Write out the data below in full, unchanged, minus the images.

────────────────

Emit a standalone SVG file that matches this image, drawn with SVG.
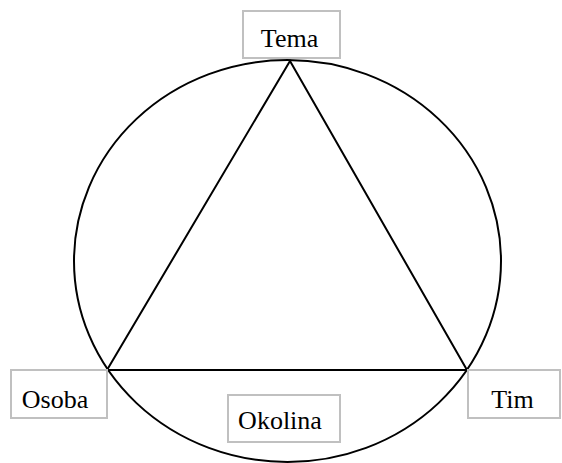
<svg xmlns="http://www.w3.org/2000/svg" width="562" height="463" viewBox="0 0 562 463">
<style>
.line{fill:none;stroke:#000;stroke-width:2}
.box{fill:#fff;stroke:#c0c0c0;stroke-width:2}
.lbl{font-family:"Liberation Serif","Times New Roman",serif;font-size:26px;fill:#000;text-anchor:middle}
</style>
<rect width="562" height="463" fill="#fff"/>
<g id="connectors">
<ellipse class="line" cx="287.5" cy="261" rx="213.5" ry="201"/>
<polygon class="line" points="290,61 107,370 467,370"/>
</g>
<g id="tema"><rect class="box" x="243" y="11" width="97" height="47"/><text class="lbl" x="289.5" y="46.5">Tema</text></g>
<g id="osoba"><rect class="box" x="11" y="370" width="96" height="48"/><text class="lbl" x="55" y="407.5">Osoba</text></g>
<g id="tim"><rect class="box" x="468" y="370" width="92" height="48"/><text class="lbl" x="512.5" y="407.5">Tim</text></g>
<g id="okolina"><rect class="box" x="228" y="395" width="112" height="47"/><text class="lbl" x="280" y="428.5">Okolina</text></g>
</svg>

────────────────

### Exercise output:
Emit a standalone SVG file that matches this image, drawn with SVG.
<svg xmlns="http://www.w3.org/2000/svg" width="562" height="463" viewBox="0 0 562 463">
<style>
.line{fill:none;stroke:#000;stroke-width:2}
.box{fill:#fff;stroke:#c0c0c0;stroke-width:2}
.lbl{font-family:"Liberation Serif","Times New Roman",serif;font-size:26px;fill:#000;text-anchor:middle}
</style>
<rect width="562" height="463" fill="#fff"/>
<g id="connectors">
<ellipse class="line" cx="287.5" cy="261" rx="213.5" ry="201"/>
<polygon class="line" points="290,61 107,370 467,370"/>
</g>
<g id="tema"><rect class="box" x="243" y="11" width="97" height="47"/><text class="lbl" x="289.5" y="46.5">Tema</text></g>
<g id="osoba"><rect class="box" x="11" y="370" width="96" height="48"/><text class="lbl" x="55" y="407.5">Osoba</text></g>
<g id="tim"><rect class="box" x="468" y="370" width="92" height="48"/><text class="lbl" x="512.5" y="407.5">Tim</text></g>
<g id="okolina"><rect class="box" x="228" y="395" width="112" height="47"/><text class="lbl" x="280" y="428.5">Okolina</text></g>
</svg>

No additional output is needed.